**Exercise objective**
Identify each line in the records below that contains the word "this", and copy it.

Rows from a dataset of charts and code:
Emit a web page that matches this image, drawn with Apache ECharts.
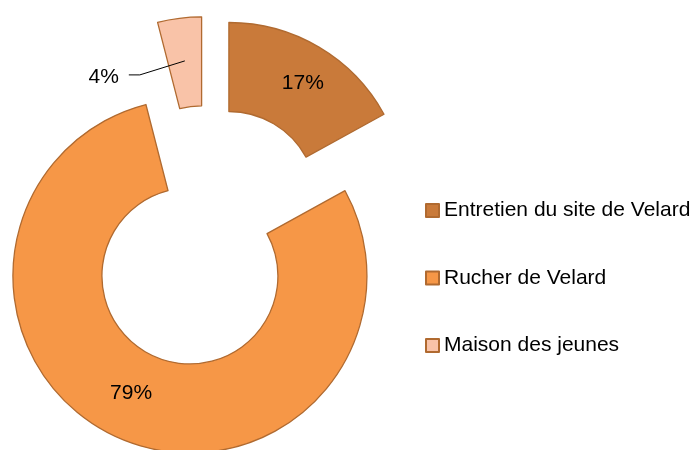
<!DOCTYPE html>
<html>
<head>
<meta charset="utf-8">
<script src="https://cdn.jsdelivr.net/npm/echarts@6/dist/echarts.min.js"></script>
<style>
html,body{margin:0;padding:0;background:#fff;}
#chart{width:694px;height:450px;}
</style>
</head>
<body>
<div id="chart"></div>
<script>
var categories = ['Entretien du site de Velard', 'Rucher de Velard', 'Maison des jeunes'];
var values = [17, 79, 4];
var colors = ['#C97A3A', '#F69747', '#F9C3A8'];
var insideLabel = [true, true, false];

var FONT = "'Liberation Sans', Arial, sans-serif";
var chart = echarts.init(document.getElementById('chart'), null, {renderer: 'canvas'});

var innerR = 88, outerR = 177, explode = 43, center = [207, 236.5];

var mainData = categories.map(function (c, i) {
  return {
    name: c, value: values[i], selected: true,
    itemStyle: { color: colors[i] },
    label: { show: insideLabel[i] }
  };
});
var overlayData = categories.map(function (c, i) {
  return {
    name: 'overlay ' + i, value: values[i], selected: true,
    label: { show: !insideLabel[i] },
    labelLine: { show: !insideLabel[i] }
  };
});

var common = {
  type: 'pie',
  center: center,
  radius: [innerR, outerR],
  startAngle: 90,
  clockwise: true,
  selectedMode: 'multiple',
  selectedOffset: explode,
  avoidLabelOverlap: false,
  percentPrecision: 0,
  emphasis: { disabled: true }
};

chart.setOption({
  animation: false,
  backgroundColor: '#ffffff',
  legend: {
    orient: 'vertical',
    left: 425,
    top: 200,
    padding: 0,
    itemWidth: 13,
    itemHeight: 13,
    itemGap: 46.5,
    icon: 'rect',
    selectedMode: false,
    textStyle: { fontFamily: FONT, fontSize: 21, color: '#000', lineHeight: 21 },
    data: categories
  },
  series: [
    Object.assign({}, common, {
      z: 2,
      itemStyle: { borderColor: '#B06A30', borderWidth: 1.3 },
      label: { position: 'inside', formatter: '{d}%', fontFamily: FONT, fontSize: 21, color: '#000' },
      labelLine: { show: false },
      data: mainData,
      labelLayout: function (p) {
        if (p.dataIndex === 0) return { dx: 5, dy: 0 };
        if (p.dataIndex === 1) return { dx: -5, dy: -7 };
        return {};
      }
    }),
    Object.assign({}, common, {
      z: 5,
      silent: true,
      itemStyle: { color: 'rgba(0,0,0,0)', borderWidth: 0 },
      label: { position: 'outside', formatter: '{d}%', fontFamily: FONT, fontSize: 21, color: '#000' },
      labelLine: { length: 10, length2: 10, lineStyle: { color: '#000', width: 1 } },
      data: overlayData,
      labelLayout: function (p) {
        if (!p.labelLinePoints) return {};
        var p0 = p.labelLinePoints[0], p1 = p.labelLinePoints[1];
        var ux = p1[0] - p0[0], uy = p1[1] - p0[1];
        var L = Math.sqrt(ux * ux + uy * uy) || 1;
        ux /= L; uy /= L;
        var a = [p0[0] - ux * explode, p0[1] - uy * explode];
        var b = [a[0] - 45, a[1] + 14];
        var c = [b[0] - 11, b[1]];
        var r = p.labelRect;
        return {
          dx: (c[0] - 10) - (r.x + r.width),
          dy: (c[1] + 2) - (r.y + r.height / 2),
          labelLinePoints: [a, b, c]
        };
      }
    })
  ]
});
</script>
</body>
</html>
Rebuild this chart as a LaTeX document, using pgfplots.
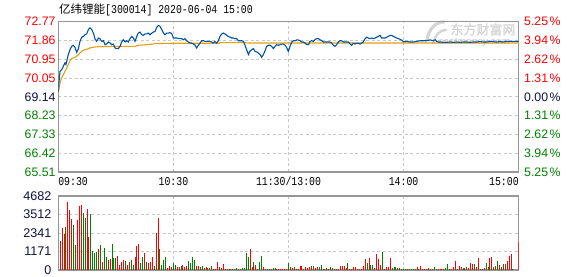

**Exercise result**
Emit a web page that matches this image, drawn with Apache ECharts.
Rebuild this chart as a LaTeX document, using pgfplots.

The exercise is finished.